Leave out every picture, then output exactly the lines between the ones holding "Output the component" and "const ref = useRef<HTMLDivElement>(null);", inclusive, and nothing beyond them.
++++ TASK MATERIAL ++++
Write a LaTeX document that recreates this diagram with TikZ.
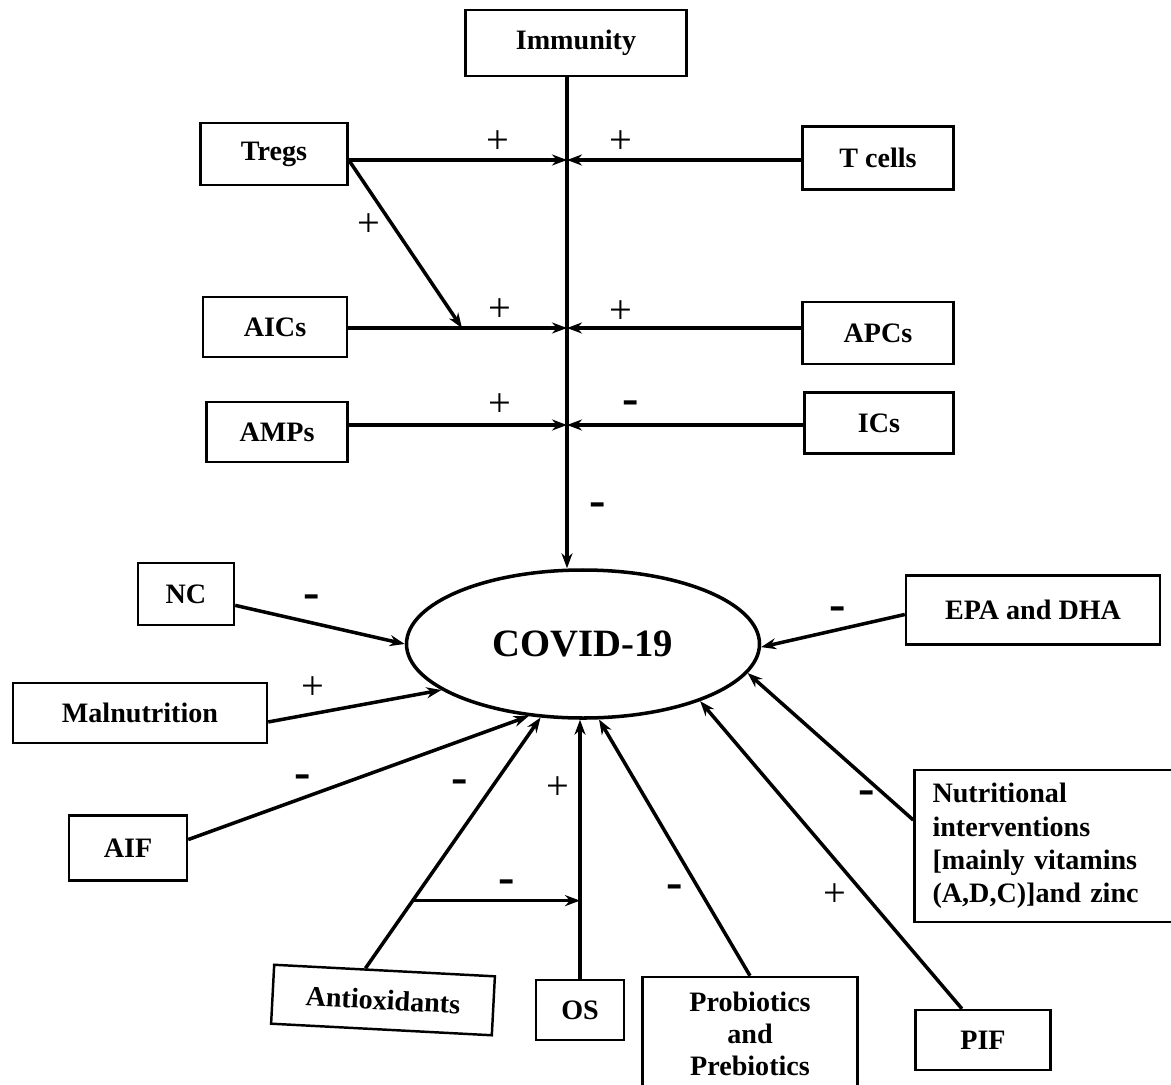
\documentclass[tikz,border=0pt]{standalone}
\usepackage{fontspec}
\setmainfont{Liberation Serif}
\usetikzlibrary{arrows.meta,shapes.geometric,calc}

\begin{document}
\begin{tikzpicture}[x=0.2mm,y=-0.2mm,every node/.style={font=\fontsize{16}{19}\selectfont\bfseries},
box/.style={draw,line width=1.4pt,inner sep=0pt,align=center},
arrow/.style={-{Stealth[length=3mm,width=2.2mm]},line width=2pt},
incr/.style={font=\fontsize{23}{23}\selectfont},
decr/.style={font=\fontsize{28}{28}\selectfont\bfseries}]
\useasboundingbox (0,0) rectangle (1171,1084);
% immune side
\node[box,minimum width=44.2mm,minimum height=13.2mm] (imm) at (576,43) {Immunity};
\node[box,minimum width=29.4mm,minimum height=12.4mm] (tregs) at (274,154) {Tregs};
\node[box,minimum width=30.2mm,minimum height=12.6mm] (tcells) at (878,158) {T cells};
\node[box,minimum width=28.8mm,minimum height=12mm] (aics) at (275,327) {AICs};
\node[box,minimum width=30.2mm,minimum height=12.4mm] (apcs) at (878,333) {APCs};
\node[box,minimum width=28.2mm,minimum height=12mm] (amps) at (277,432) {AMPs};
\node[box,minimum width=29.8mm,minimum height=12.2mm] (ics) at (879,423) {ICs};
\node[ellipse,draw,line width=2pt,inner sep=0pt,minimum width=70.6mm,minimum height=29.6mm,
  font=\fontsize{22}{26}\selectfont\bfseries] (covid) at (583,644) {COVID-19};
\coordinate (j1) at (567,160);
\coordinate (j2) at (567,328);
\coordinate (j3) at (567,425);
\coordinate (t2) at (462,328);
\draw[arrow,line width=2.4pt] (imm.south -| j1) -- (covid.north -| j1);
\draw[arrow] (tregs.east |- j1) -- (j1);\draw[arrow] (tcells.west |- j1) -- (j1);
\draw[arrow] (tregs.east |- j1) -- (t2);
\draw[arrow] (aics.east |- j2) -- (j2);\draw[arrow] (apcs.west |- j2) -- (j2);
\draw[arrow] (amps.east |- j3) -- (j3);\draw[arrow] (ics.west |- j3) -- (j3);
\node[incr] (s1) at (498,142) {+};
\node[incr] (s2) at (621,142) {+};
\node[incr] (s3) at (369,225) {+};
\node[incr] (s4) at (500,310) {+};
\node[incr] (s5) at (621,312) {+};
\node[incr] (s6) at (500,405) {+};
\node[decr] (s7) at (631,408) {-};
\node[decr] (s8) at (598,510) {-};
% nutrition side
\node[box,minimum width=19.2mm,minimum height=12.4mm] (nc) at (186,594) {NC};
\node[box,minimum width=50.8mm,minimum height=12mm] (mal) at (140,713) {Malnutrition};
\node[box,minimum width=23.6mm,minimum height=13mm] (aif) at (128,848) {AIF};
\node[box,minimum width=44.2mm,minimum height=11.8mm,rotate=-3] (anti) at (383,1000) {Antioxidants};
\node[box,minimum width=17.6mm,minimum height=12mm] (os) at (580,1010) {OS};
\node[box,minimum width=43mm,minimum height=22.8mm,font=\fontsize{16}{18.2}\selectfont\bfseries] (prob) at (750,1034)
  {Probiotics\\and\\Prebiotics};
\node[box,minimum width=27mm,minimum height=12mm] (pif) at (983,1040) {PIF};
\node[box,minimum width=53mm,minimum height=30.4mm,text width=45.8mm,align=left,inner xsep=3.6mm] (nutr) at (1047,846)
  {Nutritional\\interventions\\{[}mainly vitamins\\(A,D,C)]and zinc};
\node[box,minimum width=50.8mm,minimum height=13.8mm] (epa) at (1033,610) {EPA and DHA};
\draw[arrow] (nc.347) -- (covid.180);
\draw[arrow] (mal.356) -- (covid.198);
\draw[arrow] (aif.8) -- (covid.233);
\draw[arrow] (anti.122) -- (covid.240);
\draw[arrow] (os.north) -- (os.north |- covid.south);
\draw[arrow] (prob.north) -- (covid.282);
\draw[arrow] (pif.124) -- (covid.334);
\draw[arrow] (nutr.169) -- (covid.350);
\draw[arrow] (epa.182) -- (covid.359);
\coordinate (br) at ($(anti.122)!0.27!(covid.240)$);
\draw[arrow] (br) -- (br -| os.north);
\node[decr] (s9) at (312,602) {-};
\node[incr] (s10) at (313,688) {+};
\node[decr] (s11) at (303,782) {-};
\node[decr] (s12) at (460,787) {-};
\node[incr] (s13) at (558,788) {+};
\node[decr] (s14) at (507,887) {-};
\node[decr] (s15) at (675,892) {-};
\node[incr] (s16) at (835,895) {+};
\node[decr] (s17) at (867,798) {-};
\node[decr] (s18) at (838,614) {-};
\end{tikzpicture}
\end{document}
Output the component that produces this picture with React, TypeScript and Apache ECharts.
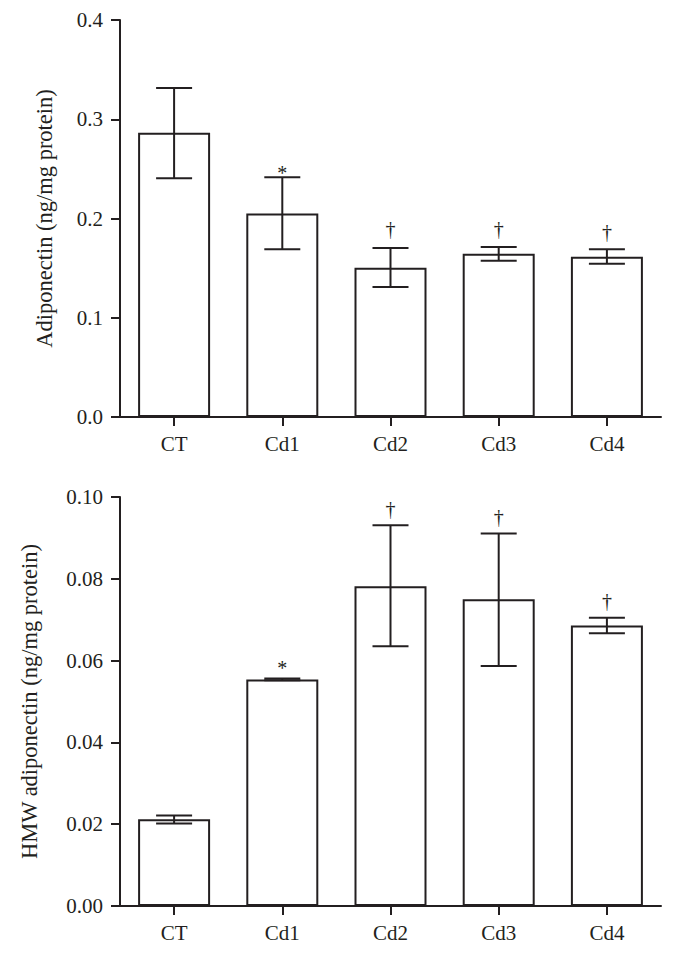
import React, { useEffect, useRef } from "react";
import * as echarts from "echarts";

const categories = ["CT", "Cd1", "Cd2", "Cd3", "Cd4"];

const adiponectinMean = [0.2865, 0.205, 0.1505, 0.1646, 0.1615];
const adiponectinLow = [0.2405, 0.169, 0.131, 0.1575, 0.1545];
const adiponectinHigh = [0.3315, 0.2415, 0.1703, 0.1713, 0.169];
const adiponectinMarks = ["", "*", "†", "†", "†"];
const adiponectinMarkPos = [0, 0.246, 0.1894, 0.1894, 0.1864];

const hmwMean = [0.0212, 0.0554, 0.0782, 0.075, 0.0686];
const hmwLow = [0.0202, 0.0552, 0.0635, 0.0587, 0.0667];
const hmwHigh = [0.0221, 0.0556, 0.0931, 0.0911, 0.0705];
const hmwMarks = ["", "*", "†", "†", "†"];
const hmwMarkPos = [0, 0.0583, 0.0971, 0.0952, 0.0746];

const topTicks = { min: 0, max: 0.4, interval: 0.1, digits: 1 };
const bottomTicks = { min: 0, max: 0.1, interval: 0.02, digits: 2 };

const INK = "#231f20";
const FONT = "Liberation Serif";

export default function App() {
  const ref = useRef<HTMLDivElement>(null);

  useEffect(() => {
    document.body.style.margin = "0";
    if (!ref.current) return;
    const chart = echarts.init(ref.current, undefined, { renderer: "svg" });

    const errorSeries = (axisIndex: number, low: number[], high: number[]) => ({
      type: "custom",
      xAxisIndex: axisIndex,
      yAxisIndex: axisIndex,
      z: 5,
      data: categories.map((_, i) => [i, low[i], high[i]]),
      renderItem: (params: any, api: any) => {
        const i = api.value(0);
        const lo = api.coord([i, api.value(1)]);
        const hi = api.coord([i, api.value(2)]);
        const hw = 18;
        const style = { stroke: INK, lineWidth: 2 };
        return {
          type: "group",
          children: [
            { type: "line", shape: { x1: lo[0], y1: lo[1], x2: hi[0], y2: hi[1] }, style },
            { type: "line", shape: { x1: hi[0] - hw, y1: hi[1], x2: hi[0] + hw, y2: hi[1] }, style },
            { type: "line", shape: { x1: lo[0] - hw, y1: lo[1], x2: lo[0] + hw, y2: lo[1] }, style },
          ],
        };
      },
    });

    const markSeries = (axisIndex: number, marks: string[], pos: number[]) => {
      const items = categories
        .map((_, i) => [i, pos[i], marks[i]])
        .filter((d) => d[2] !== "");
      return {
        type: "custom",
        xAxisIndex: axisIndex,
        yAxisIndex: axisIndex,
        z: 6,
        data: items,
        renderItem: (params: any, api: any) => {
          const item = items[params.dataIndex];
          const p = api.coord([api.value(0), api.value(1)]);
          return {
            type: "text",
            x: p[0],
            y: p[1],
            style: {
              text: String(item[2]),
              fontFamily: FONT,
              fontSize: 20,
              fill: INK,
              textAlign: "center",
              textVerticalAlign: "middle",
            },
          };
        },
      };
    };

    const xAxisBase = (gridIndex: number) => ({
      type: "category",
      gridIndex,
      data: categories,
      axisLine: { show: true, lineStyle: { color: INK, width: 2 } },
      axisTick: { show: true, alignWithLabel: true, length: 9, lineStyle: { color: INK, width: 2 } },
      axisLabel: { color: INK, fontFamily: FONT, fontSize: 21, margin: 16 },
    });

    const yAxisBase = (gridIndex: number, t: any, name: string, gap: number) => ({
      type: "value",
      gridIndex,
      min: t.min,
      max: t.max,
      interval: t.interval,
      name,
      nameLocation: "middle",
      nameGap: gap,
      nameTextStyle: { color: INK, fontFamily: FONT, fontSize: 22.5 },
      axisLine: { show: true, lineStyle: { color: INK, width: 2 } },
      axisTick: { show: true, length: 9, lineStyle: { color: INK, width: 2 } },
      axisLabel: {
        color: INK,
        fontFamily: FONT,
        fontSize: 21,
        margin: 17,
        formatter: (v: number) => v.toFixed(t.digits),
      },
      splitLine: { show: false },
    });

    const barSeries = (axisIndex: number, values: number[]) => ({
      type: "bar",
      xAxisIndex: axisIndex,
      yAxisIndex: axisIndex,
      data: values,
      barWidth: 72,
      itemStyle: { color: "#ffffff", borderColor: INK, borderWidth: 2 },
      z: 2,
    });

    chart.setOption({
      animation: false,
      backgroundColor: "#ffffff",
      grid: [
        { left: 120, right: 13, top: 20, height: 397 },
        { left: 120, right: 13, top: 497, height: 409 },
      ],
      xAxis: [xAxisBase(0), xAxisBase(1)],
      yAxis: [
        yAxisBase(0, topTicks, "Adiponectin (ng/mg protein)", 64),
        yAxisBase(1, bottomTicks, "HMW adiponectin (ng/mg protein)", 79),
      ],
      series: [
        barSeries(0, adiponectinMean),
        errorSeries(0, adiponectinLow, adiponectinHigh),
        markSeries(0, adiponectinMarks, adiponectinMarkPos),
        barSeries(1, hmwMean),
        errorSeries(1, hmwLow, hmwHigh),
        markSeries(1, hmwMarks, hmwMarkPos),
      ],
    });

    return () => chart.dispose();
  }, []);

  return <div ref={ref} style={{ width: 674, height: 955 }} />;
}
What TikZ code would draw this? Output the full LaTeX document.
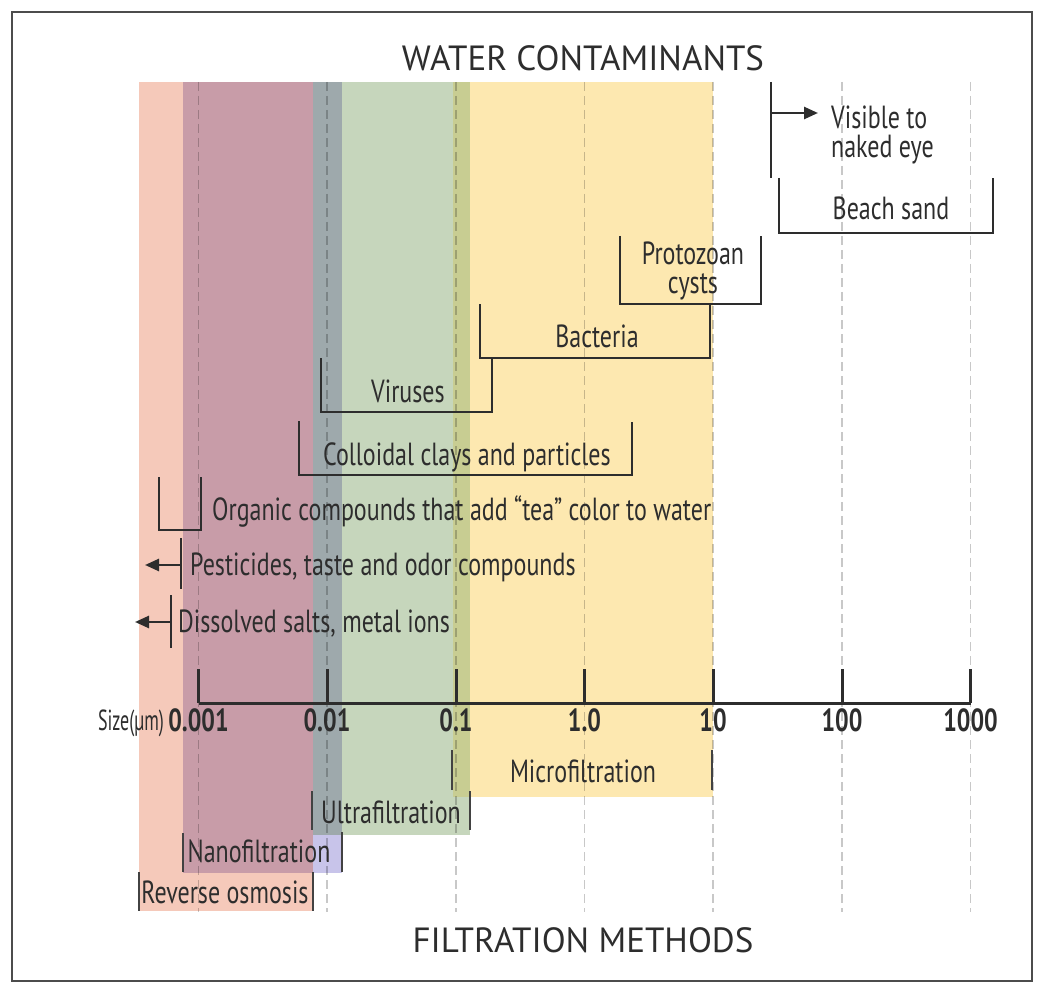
++++
● **SOLUTION FOR THIS PROBLEM**:
Output the component that produces this picture with React, TypeScript and Apache ECharts.
import React, { useEffect, useRef } from "react";
import * as echarts from "echarts";

const categories = ["CT", "Cd1", "Cd2", "Cd3", "Cd4"];

const adiponectinMean = [0.2865, 0.205, 0.1505, 0.1646, 0.1615];
const adiponectinLow = [0.2405, 0.169, 0.131, 0.1575, 0.1545];
const adiponectinHigh = [0.3315, 0.2415, 0.1703, 0.1713, 0.169];
const adiponectinMarks = ["", "*", "†", "†", "†"];
const adiponectinMarkPos = [0, 0.246, 0.1894, 0.1894, 0.1864];

const hmwMean = [0.0212, 0.0554, 0.0782, 0.075, 0.0686];
const hmwLow = [0.0202, 0.0552, 0.0635, 0.0587, 0.0667];
const hmwHigh = [0.0221, 0.0556, 0.0931, 0.0911, 0.0705];
const hmwMarks = ["", "*", "†", "†", "†"];
const hmwMarkPos = [0, 0.0583, 0.0971, 0.0952, 0.0746];

const topTicks = { min: 0, max: 0.4, interval: 0.1, digits: 1 };
const bottomTicks = { min: 0, max: 0.1, interval: 0.02, digits: 2 };

const INK = "#231f20";
const FONT = "Liberation Serif";

export default function App() {
  const ref = useRef<HTMLDivElement>(null);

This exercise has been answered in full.